Für den Landwirtschaftskammer-Präsidenten zählen neben den von Drechsel genannten Ursachen auch hausgemachte Kostentreiber, wie z. B. die Lohnkosten, die “in den letzten Jahren über 20 Prozent gestiegen sind”, zu den Preistreibern. Auch Badelt sähe in maßvollen KV-Abschlüssen eine Möglichkeit, die Inflation zu dämpfen. Was freilich SPÖ-Chef Mario Leiter und ÖGB-Vorarlberg-Vorsitzender Reinhard Stemmer anders sehen. Leiter könnte sich aber auch vorstellen, was für seinen Genossen Marterbauer nicht infrage kommt: “Gezielte Preisdämpfung bei grundlegenden Lebensmitteln etwa durch das Aussetzen der Mehrwertsteuer wären Maßnahmen, die der Bevölkerung eine sofortige, spürbare Entlastung bringen”, so der SPÖ-Landesvorsitzende. Und Stemmer wünschte sich schon früher staatliche Eingriffe: “Hätte die Politik früher regulierend eingegriffen, müssten sich die Unternehmer:innen heute nicht über notwendige Lohnanpassungen beklagen.”

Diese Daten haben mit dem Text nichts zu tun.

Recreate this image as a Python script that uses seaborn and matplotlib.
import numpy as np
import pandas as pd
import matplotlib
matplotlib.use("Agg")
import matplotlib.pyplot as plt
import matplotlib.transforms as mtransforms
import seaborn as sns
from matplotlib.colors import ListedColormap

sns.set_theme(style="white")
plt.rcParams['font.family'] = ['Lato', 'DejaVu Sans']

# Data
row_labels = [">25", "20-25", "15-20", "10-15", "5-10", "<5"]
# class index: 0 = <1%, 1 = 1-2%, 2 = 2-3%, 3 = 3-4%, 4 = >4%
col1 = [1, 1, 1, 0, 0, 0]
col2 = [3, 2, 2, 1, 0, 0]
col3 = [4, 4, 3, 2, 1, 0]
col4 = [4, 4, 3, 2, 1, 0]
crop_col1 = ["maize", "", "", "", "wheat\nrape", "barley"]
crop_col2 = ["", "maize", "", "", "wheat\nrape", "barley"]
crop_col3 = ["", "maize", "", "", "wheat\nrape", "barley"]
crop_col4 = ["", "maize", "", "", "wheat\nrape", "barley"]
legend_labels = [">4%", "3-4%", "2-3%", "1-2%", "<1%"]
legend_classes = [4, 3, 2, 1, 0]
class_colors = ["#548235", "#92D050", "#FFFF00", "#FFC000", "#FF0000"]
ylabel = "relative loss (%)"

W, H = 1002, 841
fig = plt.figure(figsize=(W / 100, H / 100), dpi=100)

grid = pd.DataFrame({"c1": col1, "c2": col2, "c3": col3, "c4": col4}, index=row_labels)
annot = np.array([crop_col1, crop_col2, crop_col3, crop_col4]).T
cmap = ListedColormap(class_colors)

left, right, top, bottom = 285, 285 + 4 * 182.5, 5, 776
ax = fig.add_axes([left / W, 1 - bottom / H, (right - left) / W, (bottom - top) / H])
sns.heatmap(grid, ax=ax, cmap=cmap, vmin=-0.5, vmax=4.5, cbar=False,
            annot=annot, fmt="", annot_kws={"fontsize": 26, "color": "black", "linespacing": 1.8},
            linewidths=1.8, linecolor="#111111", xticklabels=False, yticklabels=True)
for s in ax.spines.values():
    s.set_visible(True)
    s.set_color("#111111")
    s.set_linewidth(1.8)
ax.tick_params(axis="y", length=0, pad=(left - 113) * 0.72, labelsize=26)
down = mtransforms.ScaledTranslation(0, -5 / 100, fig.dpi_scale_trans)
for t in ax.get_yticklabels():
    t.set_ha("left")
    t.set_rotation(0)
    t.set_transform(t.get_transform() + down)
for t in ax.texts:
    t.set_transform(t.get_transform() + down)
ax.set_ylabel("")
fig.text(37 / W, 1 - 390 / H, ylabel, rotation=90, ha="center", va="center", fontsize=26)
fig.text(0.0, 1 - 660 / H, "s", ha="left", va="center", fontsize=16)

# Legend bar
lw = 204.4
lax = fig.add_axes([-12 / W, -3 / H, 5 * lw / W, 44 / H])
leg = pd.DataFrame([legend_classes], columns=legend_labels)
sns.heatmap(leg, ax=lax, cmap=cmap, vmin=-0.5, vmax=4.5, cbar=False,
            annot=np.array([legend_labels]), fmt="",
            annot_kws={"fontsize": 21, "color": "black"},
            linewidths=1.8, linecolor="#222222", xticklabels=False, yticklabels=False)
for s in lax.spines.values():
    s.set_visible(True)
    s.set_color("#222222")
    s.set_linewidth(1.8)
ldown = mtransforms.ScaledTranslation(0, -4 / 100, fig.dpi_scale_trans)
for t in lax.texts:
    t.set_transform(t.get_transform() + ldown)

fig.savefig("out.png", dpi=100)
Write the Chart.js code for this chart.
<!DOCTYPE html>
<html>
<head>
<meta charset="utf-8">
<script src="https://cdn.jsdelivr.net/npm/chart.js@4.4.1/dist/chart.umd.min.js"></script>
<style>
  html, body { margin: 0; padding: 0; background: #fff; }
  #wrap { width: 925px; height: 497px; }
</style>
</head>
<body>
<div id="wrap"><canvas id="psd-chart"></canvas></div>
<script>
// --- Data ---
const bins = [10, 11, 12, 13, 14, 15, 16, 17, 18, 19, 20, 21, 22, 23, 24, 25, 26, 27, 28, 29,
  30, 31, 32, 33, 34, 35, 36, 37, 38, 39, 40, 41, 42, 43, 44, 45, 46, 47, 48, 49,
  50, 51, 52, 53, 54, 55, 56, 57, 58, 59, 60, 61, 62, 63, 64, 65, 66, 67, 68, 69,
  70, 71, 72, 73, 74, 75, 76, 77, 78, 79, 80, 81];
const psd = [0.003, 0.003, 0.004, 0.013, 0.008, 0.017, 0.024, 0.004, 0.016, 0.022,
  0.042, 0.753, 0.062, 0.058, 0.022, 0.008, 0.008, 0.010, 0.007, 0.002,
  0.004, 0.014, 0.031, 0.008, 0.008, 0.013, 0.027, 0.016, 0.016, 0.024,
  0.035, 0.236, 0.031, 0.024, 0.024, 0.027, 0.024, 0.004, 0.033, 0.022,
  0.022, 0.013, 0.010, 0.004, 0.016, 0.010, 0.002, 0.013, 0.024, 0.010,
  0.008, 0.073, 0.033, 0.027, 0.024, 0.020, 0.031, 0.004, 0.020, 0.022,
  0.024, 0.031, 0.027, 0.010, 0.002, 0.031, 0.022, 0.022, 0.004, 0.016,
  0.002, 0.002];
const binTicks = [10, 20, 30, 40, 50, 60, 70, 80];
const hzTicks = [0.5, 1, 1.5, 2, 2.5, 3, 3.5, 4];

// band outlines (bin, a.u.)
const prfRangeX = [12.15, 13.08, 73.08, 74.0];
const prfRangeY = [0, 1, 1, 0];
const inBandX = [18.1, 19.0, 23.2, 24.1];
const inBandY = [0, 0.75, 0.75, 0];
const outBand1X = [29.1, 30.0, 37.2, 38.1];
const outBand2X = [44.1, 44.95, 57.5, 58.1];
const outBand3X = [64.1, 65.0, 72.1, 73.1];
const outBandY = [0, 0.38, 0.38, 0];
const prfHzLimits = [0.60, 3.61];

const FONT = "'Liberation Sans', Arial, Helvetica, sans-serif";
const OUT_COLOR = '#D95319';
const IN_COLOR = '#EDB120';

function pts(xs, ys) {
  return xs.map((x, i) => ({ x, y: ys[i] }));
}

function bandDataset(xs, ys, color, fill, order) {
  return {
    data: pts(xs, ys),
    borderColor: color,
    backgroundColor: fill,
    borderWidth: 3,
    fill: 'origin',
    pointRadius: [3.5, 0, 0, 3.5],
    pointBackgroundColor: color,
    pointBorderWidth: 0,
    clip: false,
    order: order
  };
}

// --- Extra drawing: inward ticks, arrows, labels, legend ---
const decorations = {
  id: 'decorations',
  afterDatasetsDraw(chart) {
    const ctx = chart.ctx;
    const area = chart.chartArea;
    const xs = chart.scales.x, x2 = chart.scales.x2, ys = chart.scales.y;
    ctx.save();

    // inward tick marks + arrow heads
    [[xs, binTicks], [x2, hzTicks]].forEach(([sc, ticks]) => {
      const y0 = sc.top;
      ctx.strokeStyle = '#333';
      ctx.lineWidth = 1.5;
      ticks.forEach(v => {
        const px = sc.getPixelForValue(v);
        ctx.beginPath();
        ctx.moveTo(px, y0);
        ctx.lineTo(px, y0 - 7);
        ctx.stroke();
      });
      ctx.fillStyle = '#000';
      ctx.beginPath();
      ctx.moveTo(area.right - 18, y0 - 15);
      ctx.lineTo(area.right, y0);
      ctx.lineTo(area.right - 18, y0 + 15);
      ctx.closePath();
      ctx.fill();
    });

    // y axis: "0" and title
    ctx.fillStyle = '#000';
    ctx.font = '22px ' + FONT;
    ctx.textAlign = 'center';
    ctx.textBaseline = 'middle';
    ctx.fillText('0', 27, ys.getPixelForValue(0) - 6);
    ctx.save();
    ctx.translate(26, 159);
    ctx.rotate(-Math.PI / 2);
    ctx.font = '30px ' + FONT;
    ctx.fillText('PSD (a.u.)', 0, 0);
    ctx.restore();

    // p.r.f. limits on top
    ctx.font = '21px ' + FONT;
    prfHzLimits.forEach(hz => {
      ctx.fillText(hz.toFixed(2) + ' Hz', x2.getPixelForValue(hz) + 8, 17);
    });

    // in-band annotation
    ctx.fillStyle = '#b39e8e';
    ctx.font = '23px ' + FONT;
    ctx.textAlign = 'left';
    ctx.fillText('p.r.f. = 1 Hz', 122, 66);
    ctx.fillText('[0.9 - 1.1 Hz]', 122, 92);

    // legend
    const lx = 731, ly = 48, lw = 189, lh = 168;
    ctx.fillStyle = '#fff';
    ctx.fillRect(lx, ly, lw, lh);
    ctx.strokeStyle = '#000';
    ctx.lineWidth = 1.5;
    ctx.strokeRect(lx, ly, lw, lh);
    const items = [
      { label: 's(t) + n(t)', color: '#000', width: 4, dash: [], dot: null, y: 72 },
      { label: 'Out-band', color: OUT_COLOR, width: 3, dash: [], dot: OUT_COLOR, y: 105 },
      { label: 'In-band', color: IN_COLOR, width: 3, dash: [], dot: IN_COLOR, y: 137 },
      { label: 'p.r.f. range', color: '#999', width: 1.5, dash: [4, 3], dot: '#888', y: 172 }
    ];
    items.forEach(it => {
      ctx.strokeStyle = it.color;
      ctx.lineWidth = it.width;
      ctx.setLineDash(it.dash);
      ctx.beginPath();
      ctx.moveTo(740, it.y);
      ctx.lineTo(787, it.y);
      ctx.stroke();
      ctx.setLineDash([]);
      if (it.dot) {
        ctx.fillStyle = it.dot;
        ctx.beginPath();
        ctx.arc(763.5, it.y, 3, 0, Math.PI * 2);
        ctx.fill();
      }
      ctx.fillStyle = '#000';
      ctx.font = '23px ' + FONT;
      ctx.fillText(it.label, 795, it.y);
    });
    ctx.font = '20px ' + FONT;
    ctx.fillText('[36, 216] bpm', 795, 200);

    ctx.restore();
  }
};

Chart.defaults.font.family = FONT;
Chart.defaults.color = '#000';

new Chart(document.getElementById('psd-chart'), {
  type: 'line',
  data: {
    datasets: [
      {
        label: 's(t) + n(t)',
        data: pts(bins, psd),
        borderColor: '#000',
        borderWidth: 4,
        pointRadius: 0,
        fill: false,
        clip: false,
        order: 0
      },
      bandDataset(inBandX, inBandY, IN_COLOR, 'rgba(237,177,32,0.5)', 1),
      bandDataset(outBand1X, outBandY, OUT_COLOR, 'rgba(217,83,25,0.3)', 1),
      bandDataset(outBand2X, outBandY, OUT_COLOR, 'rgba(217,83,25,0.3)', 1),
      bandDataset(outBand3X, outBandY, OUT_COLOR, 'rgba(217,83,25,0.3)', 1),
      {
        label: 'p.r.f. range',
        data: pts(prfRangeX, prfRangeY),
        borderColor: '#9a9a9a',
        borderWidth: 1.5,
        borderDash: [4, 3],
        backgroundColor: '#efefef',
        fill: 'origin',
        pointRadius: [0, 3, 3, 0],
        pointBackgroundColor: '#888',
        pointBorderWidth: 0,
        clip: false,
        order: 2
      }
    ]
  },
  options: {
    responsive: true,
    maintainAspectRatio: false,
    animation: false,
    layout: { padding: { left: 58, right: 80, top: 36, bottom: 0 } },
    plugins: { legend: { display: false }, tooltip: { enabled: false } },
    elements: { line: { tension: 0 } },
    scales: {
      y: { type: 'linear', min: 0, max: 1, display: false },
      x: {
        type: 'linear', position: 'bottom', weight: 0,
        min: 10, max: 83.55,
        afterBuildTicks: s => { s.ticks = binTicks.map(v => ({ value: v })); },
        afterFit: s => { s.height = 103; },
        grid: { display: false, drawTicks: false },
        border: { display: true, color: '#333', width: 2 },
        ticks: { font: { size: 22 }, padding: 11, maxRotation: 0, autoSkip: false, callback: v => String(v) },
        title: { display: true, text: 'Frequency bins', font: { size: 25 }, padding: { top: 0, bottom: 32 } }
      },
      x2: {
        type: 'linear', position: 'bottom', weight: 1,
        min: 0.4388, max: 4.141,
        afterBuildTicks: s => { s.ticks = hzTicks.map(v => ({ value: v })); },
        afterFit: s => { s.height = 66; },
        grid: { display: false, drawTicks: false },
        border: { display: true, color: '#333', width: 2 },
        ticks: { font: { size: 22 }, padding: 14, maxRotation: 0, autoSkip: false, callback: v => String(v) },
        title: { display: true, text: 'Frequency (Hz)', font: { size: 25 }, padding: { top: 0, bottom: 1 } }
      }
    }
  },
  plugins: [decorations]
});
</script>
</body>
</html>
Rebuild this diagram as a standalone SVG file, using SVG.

"Höchste Ansprüche und billigste Lebensmittel – das geht sich nicht aus"
Der Präsident des Fiskalrates, Christoph Badelt, sieht wenig bis gar keine lenkende Wirkung durch staatlich festgesetzte Preise. VN/Paulitsch

Dass Eingriffe nicht funktionieren, betonen Ökonomen wie Sebastian Koch vom IHS: “Preisgedeckelte Produkte sind keine Lösung, wie das Beispiel Ungarn zeigt. Händler bieten Produkte, mit denen sie keinen Gewinn erzielen, nicht mehr an.” Das würde den Schwarzmarkt beflügeln.” Für Josef Moosbrugger ist auf jeden Fall klar, dass die Urproduzenten unter einer solchen Maßnahme weiter leiden würden. “Die Einkommen in der Landwirtschaft stagnieren seit Jahren.” Seuchen, Klimawandel, fehlender Pflanzenschutz seien weitere Gründe für höhere Preise und neben Österreich habe auch die EU mit Systemen, die “einen extremen bürokratischen Aufwand” nach sich ziehen, zur Kostensteigerung beigetragen.

“Kein Modell im Kopf”

“Höchste Ansprüche und billigste Lebensmittel, das geht nicht aus”, fasst er die aktuelle Diskussion zusammen. Und die Diskussion um territorial verschiedene Lieferbedingungen, in der große Hersteller es dem Lebensmittelhandel schwer oder unmöglich machen, Produkte in anderen EU-Ländern zu beziehen und weiterzuverkaufen, müsse überhaupt auf europäischer Ebene angegangen werden und könne nicht in Österreich gelöst werden, betonen Ökonomen wie Betroffene. Das weiß auch Finanzminister Marterbauer. Nicht umsonst betonte er bereits zu Beginn der Diskussion: “Ich hab kein Modell im Kopf”.